▶ Exercise: Take every line from the first down to the line with "['#733A06', '#B35A0B', '#C4A07A', '#B89796', '#A098B0'];" and set it down exactly, without the pictures.

------ Data lines

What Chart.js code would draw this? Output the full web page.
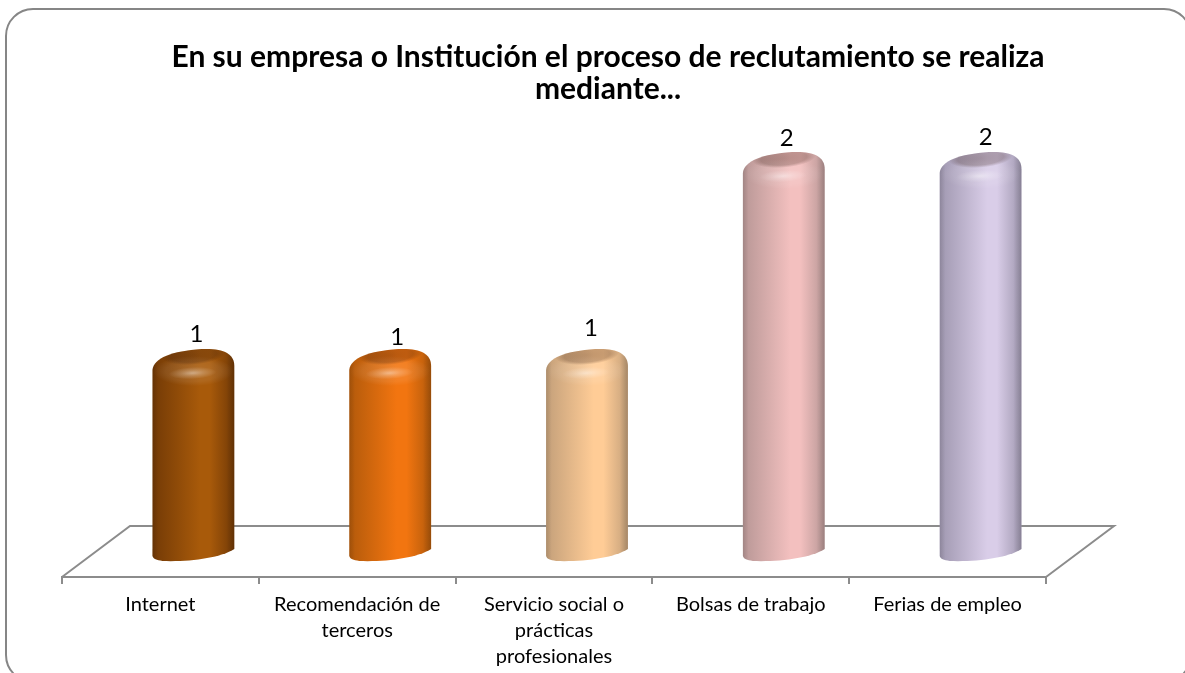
<!DOCTYPE html>
<html><head><meta charset="utf-8">
<style>
html,body{margin:0;padding:0;background:#fff;width:1185px;height:673px;overflow:hidden}
#frame{position:absolute;left:5px;top:8px;width:1183px;height:671px;border:2px solid #868686;border-radius:28px}
#wrap{position:absolute;left:0;top:0;width:1185px;height:673px}
</style>
<script src="https://cdn.jsdelivr.net/npm/chart.js@4"></script>
</head><body>
<div id="frame"></div>
<div id="wrap"><canvas id="c" width="1185" height="673"></canvas></div>
<script>
const titleLines = ['En su empresa o Institución el proceso de reclutamiento se realiza', 'mediante...'];
const categories = [['Internet'], ['Recomendación de', 'terceros'], ['Servicio social o', 'prácticas', 'profesionales'], ['Bolsas de trabajo'], ['Ferias de empleo']];
const values = [1, 1, 1, 2, 2];
const centerColors = ['#A85A0A', '#F27510', '#FFCC96', '#F3C0BF', '#D9CDE8'];
const edgeColors = ['#733A06', '#B35A0B', '#C4A07A', '#B89796', '#A098B0'];

const DEPTH_X = 68, DEPTH_Y = 51;
const BAR_SHIFT = 33;
const LINE = '#8C8C8C';
const labelNudge = [[3,0],[7,3],[4,-6],[3,1],[5,0]];

const floorPlugin = {
  id: 'floor',
  afterLayout(chart) {
    chart.titleBlock.left += 54;
    chart.titleBlock.right += 54;
  },
  beforeDatasetsDraw(chart) {
    const {ctx, chartArea: a} = chart;
    ctx.save();
    ctx.strokeStyle = LINE; ctx.lineWidth = 2; ctx.lineJoin = 'miter';
    ctx.beginPath();
    ctx.moveTo(a.left, a.bottom);
    ctx.lineTo(a.left + DEPTH_X, a.bottom - DEPTH_Y);
    ctx.lineTo(a.right + DEPTH_X, a.bottom - DEPTH_Y);
    ctx.lineTo(a.right, a.bottom);
    ctx.stroke();
    ctx.restore();
  }
};

const cylinderPlugin = {
  id: 'cylinder',
  beforeDatasetDraw(chart, args) {
    const {ctx} = chart;
    const meta = args.meta;
    meta.data.forEach((el, i) => {
      const w = el.width;
      const x0 = el.x + BAR_SHIFT - w / 2, x1 = x0 + w;
      const t = el.y, b = el.base + 15;
      const path = new Path2D();
      path.moveTo(x0, b - 5);
      path.lineTo(x0, t + 21);
      path.bezierCurveTo(x0 + 1, t + 9, x0 + 20, t + 2, x0 + w * .6, t);
      path.bezierCurveTo(x1 - 12, t - 1, x1, t + 4, x1, t + 17);
      path.lineTo(x1, b - 12);
      path.bezierCurveTo(x1 - 14, b - 3, x0 + w * .45, b + 1, x0 + 10, b);
      path.bezierCurveTo(x0 + 4, b - 1, x0 + 1, b - 2, x0, b - 5);
      path.closePath();

      const g = ctx.createLinearGradient(x0, 0, x1, 0);
      g.addColorStop(0, edgeColors[i]);
      g.addColorStop(.58, centerColors[i]);
      g.addColorStop(.7, centerColors[i]);
      g.addColorStop(1, edgeColors[i]);
      ctx.save();
      ctx.fillStyle = g;
      ctx.fill(path);
      ctx.clip(path);

      // soft dark edge on both sides
      const e = ctx.createLinearGradient(x0, 0, x1, 0);
      e.addColorStop(0, 'rgba(0,0,0,.12)');
      e.addColorStop(.07, 'rgba(0,0,0,0)');
      e.addColorStop(.9, 'rgba(0,0,0,0)');
      e.addColorStop(1, 'rgba(0,0,0,.16)');
      ctx.fillStyle = e;
      ctx.fillRect(x0, t - 2, w, b - t + 4);

      // lighter shoulder, fading toward the sides
      ctx.save();
      ctx.translate(x0 + w * .5, t + 22);
      ctx.scale(1, 15 / 40);
      const s = ctx.createRadialGradient(0, 0, 0, 0, 0, 40);
      s.addColorStop(0, 'rgba(255,255,255,.14)');
      s.addColorStop(.7, 'rgba(255,255,255,.08)');
      s.addColorStop(1, 'rgba(255,255,255,0)');
      ctx.fillStyle = s;
      ctx.beginPath(); ctx.arc(0, 0, 40, 0, Math.PI * 2); ctx.fill();
      ctx.restore();

      // top face
      ctx.save();
      ctx.translate(x0 + w * .5, t + 6);
      ctx.rotate(-0.08);
      ctx.scale(1, 9 / 30);
      const f = ctx.createRadialGradient(0, 0, 0, 0, 0, 32);
      f.addColorStop(0, 'rgba(50,25,15,.30)');
      f.addColorStop(.72, 'rgba(50,25,15,.26)');
      f.addColorStop(1, 'rgba(50,25,15,0)');
      ctx.fillStyle = f;
      ctx.beginPath(); ctx.arc(0, 0, 32, 0, Math.PI * 2); ctx.fill();
      ctx.restore();

      // specular
      ctx.save();
      ctx.translate(x0 + w * .49, t + 24);
      ctx.rotate(-0.05);
      ctx.scale(1, 6 / 24);
      const h = ctx.createRadialGradient(0, 0, 0, 0, 0, 24);
      h.addColorStop(0, 'rgba(255,255,255,.42)');
      h.addColorStop(.45, 'rgba(255,255,255,.2)');
      h.addColorStop(1, 'rgba(255,255,255,0)');
      ctx.fillStyle = h;
      ctx.beginPath(); ctx.arc(0, 0, 24, 0, Math.PI * 2); ctx.fill();
      ctx.restore();
      ctx.restore();
    });
    return false;
  },
  afterDatasetsDraw(chart) {
    const {ctx} = chart;
    const meta = chart.getDatasetMeta(0);
    ctx.save();
    ctx.fillStyle = '#000';
    ctx.font = '24px Lato';
    ctx.textAlign = 'center';
    ctx.textBaseline = 'middle';
    meta.data.forEach((el, i) => {
      ctx.fillText(String(values[i]), el.x + BAR_SHIFT + labelNudge[i][0], el.y - 15 + labelNudge[i][1]);
    });
    ctx.restore();
  }
};

new Chart(document.getElementById('c'), {
  type: 'bar',
  data: {
    labels: categories,
    datasets: [{ data: values, backgroundColor: centerColors, categoryPercentage: 1, barPercentage: 0.416 }]
  },
  options: {
    responsive: false,
    animation: false,
    layout: { padding: { left: 62, right: 139, top: 41, bottom: 0 } },
    plugins: {
      legend: { display: false },
      tooltip: { enabled: false },
      title: {
        display: true,
        text: titleLines,
        color: '#000',
        font: { family: 'Lato', size: 30, weight: 'bold', lineHeight: '32px' },
        padding: { top: 0, bottom: 0 }
      }
    },
    scales: {
      y: {
        display: false,
        min: -0.157,
        max: 2.239
      },
      x: {
        offset: true,
        border: { display: true, color: LINE, width: 2 },
        grid: { display: true, drawOnChartArea: false, drawTicks: true, tickLength: 7, color: LINE, lineWidth: 2, offset: true },
        ticks: { color: '#000', padding: 8, maxRotation: 0, autoSkip: false, font: { family: 'Lato', size: 20, lineHeight: '26px' } },
        afterFit(scale) { scale.height = 96; }
      }
    }
  },
  plugins: [floorPlugin, cylinderPlugin]
});
</script>
</body></html>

------------

▶ Problem solution:
What Chart.js code would draw this? Output the full web page.
<!DOCTYPE html>
<html><head><meta charset="utf-8">
<style>
html,body{margin:0;padding:0;background:#fff;width:1185px;height:673px;overflow:hidden}
#frame{position:absolute;left:5px;top:8px;width:1183px;height:671px;border:2px solid #868686;border-radius:28px}
#wrap{position:absolute;left:0;top:0;width:1185px;height:673px}
</style>
<script src="https://cdn.jsdelivr.net/npm/chart.js@4"></script>
</head><body>
<div id="frame"></div>
<div id="wrap"><canvas id="c" width="1185" height="673"></canvas></div>
<script>
const titleLines = ['En su empresa o Institución el proceso de reclutamiento se realiza', 'mediante...'];
const categories = [['Internet'], ['Recomendación de', 'terceros'], ['Servicio social o', 'prácticas', 'profesionales'], ['Bolsas de trabajo'], ['Ferias de empleo']];
const values = [1, 1, 1, 2, 2];
const centerColors = ['#A85A0A', '#F27510', '#FFCC96', '#F3C0BF', '#D9CDE8'];
const edgeColors = ['#733A06', '#B35A0B', '#C4A07A', '#B89796', '#A098B0'];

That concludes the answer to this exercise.